The second is “a little flaxen-headed boy, with some tradition, or small edition, of Robinson Crusoe in his head.” But alas he’s too young, although on their return trip the brothers do buy a melon from this young entrepreneur. Life in those days is about work, it seems, and travel, whether by canal boat or stage coach or, increasingly, by train, well, that’s about work too. Interestingly, one of Thoreau’s favorite words is “retired” and he uses it over a dozen times in A Week, although mostly in the somewhat archaic sense of “secluded” rather than our modern sense of “no longer employed.”
19th century gear
Provisions: packed, purchased, picked
- Potatoes and melons from Thoreau brothers’ patch in Concord
- Bread, sugar, cocoa, rice
- Huckleberries, picked
- Pigeon, caught and broiled
- Squirrel, caught and skinned but “abandoned in disgust”

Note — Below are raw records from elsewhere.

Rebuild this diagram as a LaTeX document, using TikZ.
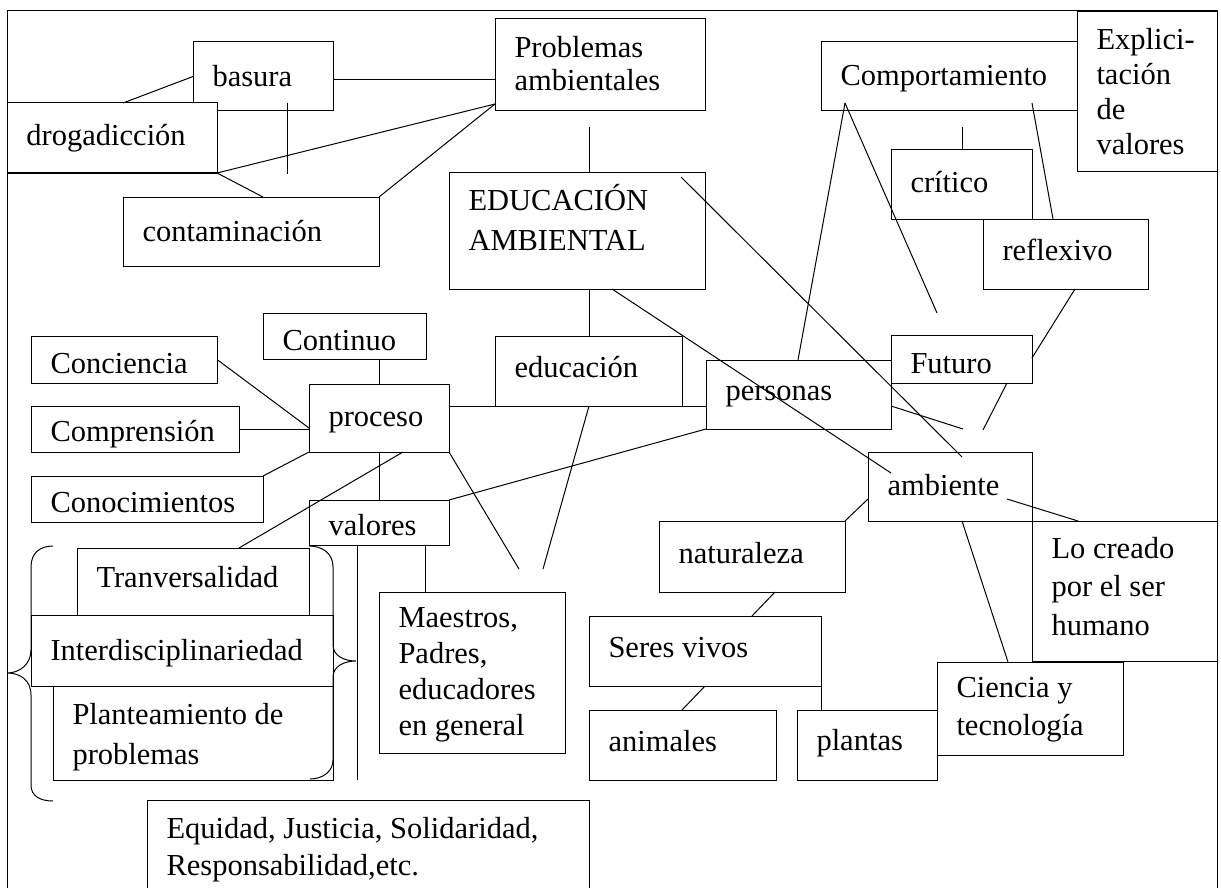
\documentclass[tikz,border=0pt]{standalone}
\usepackage{fontspec}
\setmainfont{Liberation Serif}
\tikzset{
  box/.style={draw, line width=1pt, anchor=north west, inner sep=0pt, outer sep=0pt},
  whitebox/.style={box, fill=white},
  ln/.style={line width=1pt}
}
% \bx[style]{name}{x1}{y1}{x2}{y2}{first baseline}{line skip}{text}
\newcommand{\bx}[9][box]{%
  \node[#1] (#2) at (#3,#4) {\hspace*{19.5pt}\parbox[c][\dimexpr #6pt-#4pt\relax][t]{\dimexpr #5pt-#3pt-19.5pt\relax}{\raggedright\fontsize{30.5}{#8}\selectfont\rule{0pt}{#7pt}#9}};}
\begin{document}
\begin{tikzpicture}[x=1pt, y=-1pt, line width=1pt]
\useasboundingbox (0,0) rectangle (1221,888);
% outer frame
\draw (7,888) -- (7,11) -- (1217,11) -- (1217,888);

% boxes
\bx{basura}{193}{42}{333}{111}{45}{36}{basura}
\bx[whitebox]{drog}{7}{103}{217}{173}{43}{36}{drogadicción}
\bx{conta}{123}{197}{379}{266}{44}{36}{contaminación}
\bx{prob}{495}{19}{705}{111}{39}{33}{Problemas\\ambientales}
\bx{edu}{449}{173}{705}{289}{37}{40}{EDUCACIÓN\\AMBIENTAL}
\bx{comp}{821}{42}{1077}{111}{44}{36}{Comportamiento}
\bx{expl}{1077}{12}{1217}{172}{38}{35}{Explici-\\tación\\de\\valores}
\bx{critico}{891}{150}{1032}{219}{42}{36}{crítico}
\bx{reflex}{983}{219}{1148}{289}{41}{36}{reflexivo}
\bx{continuo}{263}{313}{426}{359}{37}{36}{Continuo}
\bx{conciencia}{31}{336}{217}{383}{37}{36}{Conciencia}
\bx{comprension}{31}{406}{239}{452}{35}{36}{Comprensión}
\bx{conoc}{31}{476}{263}{522}{36}{36}{Conocimientos}
\bx{proceso}{309}{384}{449}{452}{42}{36}{proceso}
\bx{valores}{309}{500}{449}{545}{35}{36}{valores}
\bx{tranv}{77}{548}{309}{615}{39}{36}{Tranversalidad}
\bx{inter}{31}{615}{333}{686}{45}{36}{Interdisciplinariedad}
\bx{plante}{53}{686}{333}{780}{38}{40}{Planteamiento de\\problemas}
\bx{educacion}{495}{336}{682}{406}{41}{36}{educación}
\bx{personas}{706}{360}{891}{429}{40}{36}{personas}
\bx{futuro}{891}{335}{1032}{383}{38}{36}{Futuro}
\bx{ambiente}{868}{452}{1032}{521}{43}{36}{ambiente}
\bx{locreado}{1032}{521}{1217}{661}{37}{38.5}{Lo creado\\por el ser\\humano}
\bx{natur}{659}{521}{845}{592}{42}{36}{naturaleza}
\bx{seres}{589}{616}{821}{686}{41}{36}{Seres vivos}
\bx{animales}{589}{710}{776}{780}{41}{36}{animales}
\bx{plantas}{797}{710}{937}{780}{40}{36}{plantas}
\bx{ciencia}{937}{662}{1123}{755}{35}{38}{Ciencia y\\tecnología}
\bx{maestros}{379}{592}{565}{753}{35}{36}{Maestros,\\Padres,\\educadores\\en general}
\bx{equidad}{147}{800}{589}{893}{38}{37}{Equidad, Justicia, Solidaridad,\\Responsabilidad,etc.}

% free ends
\coordinate (f1) at (287,174);
\coordinate (f2) at (589,127);
\coordinate (f3) at (937,313);
\coordinate (f4) at (962,127);
\coordinate (f5) at (983,430);
\coordinate (f6) at (963,429);
\coordinate (f7) at (357,780);
\coordinate (f8) at (543,569);
\coordinate (f9) at (519,569);

% connectors
\draw[ln] (basura.west) -- ([xshift=116pt]drog.north west);
\draw[ln] ([yshift=-3pt]basura.east) -- ([yshift=-3pt]basura.east -| prob.west);
\draw[ln] ([xshift=94pt,yshift=8pt]basura.south west) -- (f1);
\draw[ln] (drog.south east) -- ([yshift=7pt]prob.south west);
\draw[ln] (drog.south east) -- ([xshift=140pt]conta.north west);
\draw[ln] (conta.north east) -- ([yshift=7pt]prob.south west);
\draw[ln] (f2) -- ([xshift=140pt]edu.north west);
\draw[ln] ([xshift=-24pt,yshift=-4pt]edu.north east) -- ([xshift=94pt,yshift=-5pt]ambiente.north west);
\draw[ln] ([xshift=140pt]edu.south west) -- ([xshift=94pt]educacion.north west);
\draw[ln] ([xshift=163pt]edu.south west) -- ([xshift=23pt,yshift=-21pt]ambiente.north west);
\draw[ln] ([xshift=24pt,yshift=8pt]comp.south west) -- ([xshift=92pt]personas.north west);
\draw[ln] ([xshift=24pt,yshift=8pt]comp.south west) -- (f3);
\draw[ln] ([xshift=211pt,yshift=8pt]comp.south west) -- ([xshift=70pt]reflex.north west);
\draw[ln] (f4) -- ([xshift=71pt]critico.north west);
\draw[ln] ([xshift=92pt]reflex.south west) -- ([yshift=-23pt]futuro.north east);
\draw[ln] ([xshift=116pt]futuro.south west) -- (f5);
\draw[ln] ([yshift=-46pt]personas.north east) -- (f6);
\draw[ln] ([xshift=116pt]continuo.south west) -- (proceso.north);
\draw[ln] (conciencia.east) -- ([yshift=-44pt]proceso.north west);
\draw[ln] (comprension.east) -- (comprension.east -| proceso.west);
\draw[ln] (conoc.north east) -- (proceso.south west);
\draw[ln] (proceso.south) -- (valores.north);
\draw[ln] ([xshift=94pt]proceso.south west) -- ([xshift=162pt]tranv.north west);
\draw[ln] ([xshift=48pt]valores.south west) -- (f7);
\draw[ln] ([xshift=116pt]valores.south west) -- ([xshift=46pt]maestros.north west);
\draw[ln] ([yshift=-22pt]proceso.north east) -- ([yshift=-22pt]proceso.north east -| personas.west);
\draw[ln] ([xshift=94pt]educacion.south west) -- (f8);
\draw[ln] (proceso.south east) -- (f9);
\draw[ln] (personas.south west) -- (valores.north east);
\draw[ln] ([yshift=-47pt]ambiente.north west) -- (natur.north east);
\draw[ln] ([xshift=139pt,yshift=-47pt]ambiente.north west) -- ([xshift=46pt]locreado.north west);
\draw[ln] ([xshift=94pt]ambiente.south west) -- ([xshift=71pt]ciencia.north west);
\draw[ln] ([xshift=116pt]natur.south west) -- ([xshift=163pt]seres.north west);
\draw[ln] ([xshift=116pt]seres.south west) -- ([xshift=93pt]animales.north west);
\draw[ln] (seres.south east) -- (seres.south east |- plantas.north);

% braces
\draw[ln] (53,546) .. controls (40,546) and (31,553) .. (31,567) -- (31,650)
  .. controls (31,664) and (20,673) .. (7,673)
  .. controls (20,673) and (31,680) .. (31,695) -- (31,785)
  .. controls (31,796) and (40,801) .. (53,801);
\draw[ln] (309,546) .. controls (322,546) and (333,553) .. (333,567) -- (333,645)
  .. controls (333,655) and (343,661) .. (356,661)
  .. controls (343,661) and (333,667) .. (333,677) -- (333,760)
  .. controls (333,772) and (322,779) .. (310,779);
\end{tikzpicture}
\end{document}
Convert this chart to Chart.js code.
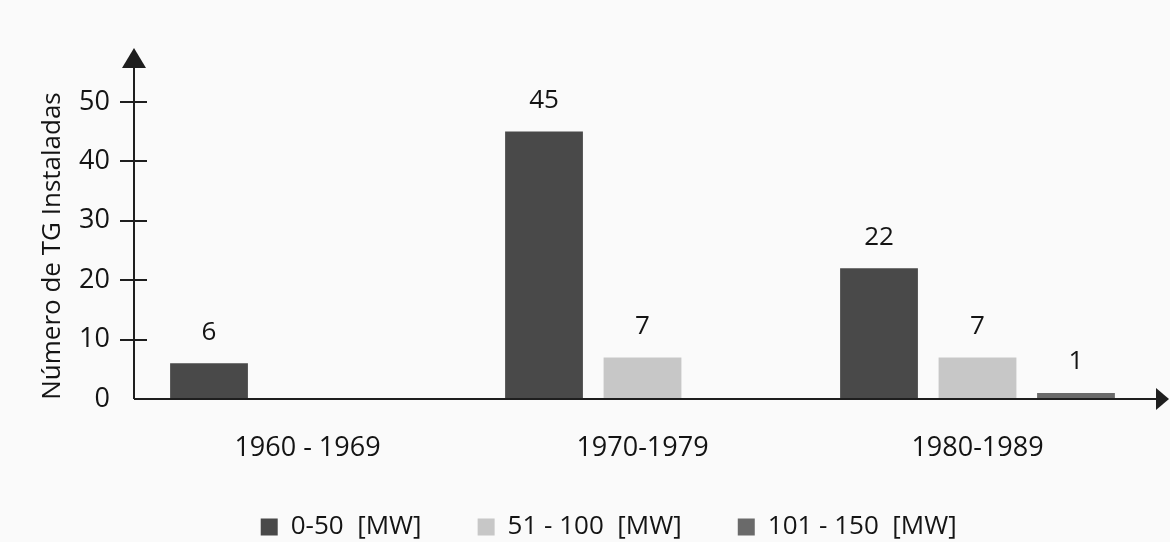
<!DOCTYPE html>
<html>
<head>
<meta charset="utf-8">
<script src="https://cdn.jsdelivr.net/npm/chart.js@4.4.1/dist/chart.umd.min.js"></script>
<style>
  html, body { margin: 0; padding: 0; background: #fafafa; }
  #wrap { width: 1170px; height: 542px; position: relative; }
</style>
</head>
<body>
<div id="wrap"><canvas id="c" width="1170" height="542"></canvas></div>
<script>
// ---- data ----
const categories = ['1960 - 1969', '1970-1979', '1980-1989'];
const seriesNames = ['0-50  [MW]', '51 - 100  [MW]', '101 - 150  [MW]'];
const series0_50 = [6, 45, 22];
const series51_100 = [null, 7, 7];
const series101_150 = [null, null, 1];
const yTicks = [0, 10, 20, 30, 40, 50];

const colors = ['#494949', '#c7c7c7', '#6a6a6a'];
const FONT = "'Open Sans', 'Noto Sans', sans-serif";
const TEXT = '#141414';
const legendGaps = [8, 8, 10]; // trailing spaces for legend spacing

const axesPlugin = {
  id: 'axesArrows',
  afterDraw(chart) {
    const ctx = chart.ctx;
    const a = chart.chartArea;
    const y = chart.scales.y;
    const ax = a.left - 6;
    ctx.save();
    ctx.strokeStyle = '#1e1e1e';
    ctx.fillStyle = '#1e1e1e';
    ctx.lineWidth = 2;
    ctx.beginPath();
    ctx.moveTo(ax, a.bottom);
    ctx.lineTo(ax, a.top - 28);
    ctx.stroke();
    ctx.beginPath();
    ctx.moveTo(ax, a.top - 45);
    ctx.lineTo(ax - 12, a.top - 25);
    ctx.lineTo(ax + 12, a.top - 25);
    ctx.closePath();
    ctx.fill();
    ctx.beginPath();
    ctx.moveTo(ax, a.bottom);
    ctx.lineTo(chart.width - 12, a.bottom);
    ctx.stroke();
    ctx.beginPath();
    ctx.moveTo(chart.width - 1, a.bottom);
    ctx.lineTo(chart.width - 14, a.bottom - 11);
    ctx.lineTo(chart.width - 14, a.bottom + 11);
    ctx.closePath();
    ctx.fill();
    yTicks.forEach(v => {
      if (v === 0) return;
      const py = Math.round(y.getPixelForValue(v));
      ctx.beginPath();
      ctx.moveTo(ax - 14, py);
      ctx.lineTo(ax + 13, py);
      ctx.stroke();
    });
    ctx.restore();
  }
};

const labelPlugin = {
  id: 'valueLabels',
  afterDatasetsDraw(chart) {
    const ctx = chart.ctx;
    ctx.save();
    ctx.font = '26px ' + FONT;
    ctx.fillStyle = TEXT;
    ctx.textAlign = 'center';
    ctx.textBaseline = 'middle';
    chart.data.datasets.forEach((ds, i) => {
      const meta = chart.getDatasetMeta(i);
      meta.data.forEach((el, j) => {
        const v = ds.data[j];
        if (v === null || v === undefined) return;
        ctx.fillText(String(v), el.x, el.y - 31);
      });
    });
    ctx.restore();
  }
};

new Chart(document.getElementById('c'), {
  type: 'bar',
  data: {
    labels: categories,
    datasets: [
      { label: seriesNames[0], data: series0_50, backgroundColor: colors[0] },
      { label: seriesNames[1], data: series51_100, backgroundColor: colors[1] },
      { label: seriesNames[2], data: series101_150, backgroundColor: colors[2] }
    ]
  },
  options: {
    responsive: false,
    animation: false,
    devicePixelRatio: 1,
    layout: { padding: { top: 93, right: 25, bottom: 0, left: 0 } },
    datasets: { bar: { barPercentage: 0.79, categoryPercentage: 0.882 } },
    scales: {
      x: {
        grid: { display: false, drawTicks: false },
        border: { display: false },
        ticks: { color: TEXT, font: { family: FONT, size: 27 }, padding: 33, maxRotation: 0 },
        afterFit: s => { s.height = 113; }
      },
      y: {
        min: 0,
        max: 51.5,
        grid: { display: false, drawTicks: false },
        border: { display: false },
        ticks: { color: TEXT, font: { family: FONT, size: 27 }, padding: 30 },
        afterBuildTicks: s => { s.ticks = yTicks.map(v => ({ value: v })); },
        title: {
          display: true,
          text: 'Número de TG Instaladas',
          color: TEXT,
          font: { family: FONT, size: 26 },
          padding: { top: 37, bottom: 0 }
        },
        afterFit: s => { s.width = 140; }
      }
    },
    plugins: {
      tooltip: { enabled: false },
      legend: {
        position: 'bottom',
        fullSize: false,
        maxHeight: 30,
        labels: {
          color: TEXT,
          font: { family: FONT, size: 26, lineHeight: 1 },
          boxWidth: 17,
          boxHeight: 17,
          padding: 2,
          generateLabels: chart => {
            const items = Chart.defaults.plugins.legend.labels.generateLabels(chart);
            items.forEach((it, i) => {
              it.text = it.text + ' '.repeat(legendGaps[i]);
              it.lineWidth = 0;
            });
            return items;
          }
        }
      }
    }
  },
  plugins: [axesPlugin, labelPlugin]
});
</script>
</body>
</html>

- Milk and homemade bread, presumably purchased
- Watermelon, purchased
- Cotton tent; boat mast doubled as tent pole
- Buffalo skins for sleeping on, with blankets for covering
Thoreau makes no mention of what they wore on the river, although one can’t help but think they were barefoot and bareheaded much of the time, like canal boatmen.
None. Although they weren’t weighed down by packs, the brothers did have to propel and worry about a 15-foot boat. In Walden, we find this:
“How many a poor immortal soul have I met well-nigh crushed and smothered under its load, creeping down the road of life, pushing before it a barn seventy-five feet by forty…”
And yet where do they leave their gear to dry when they commence their foot journey? In a farmer’s corn-barn, of course.
- 15 feet long x 3.5 feet at widest, painted green and blue
- Two masts, sails
- Two pairs of oars, several poles
- Outfitted with wheels for rolling around waterfalls (not used)
Calendar quotes (best lines ever)
“Cold and damp, — are they not as rich an experience as warmth and dryness?”
“One half the world knows how the other half lives.”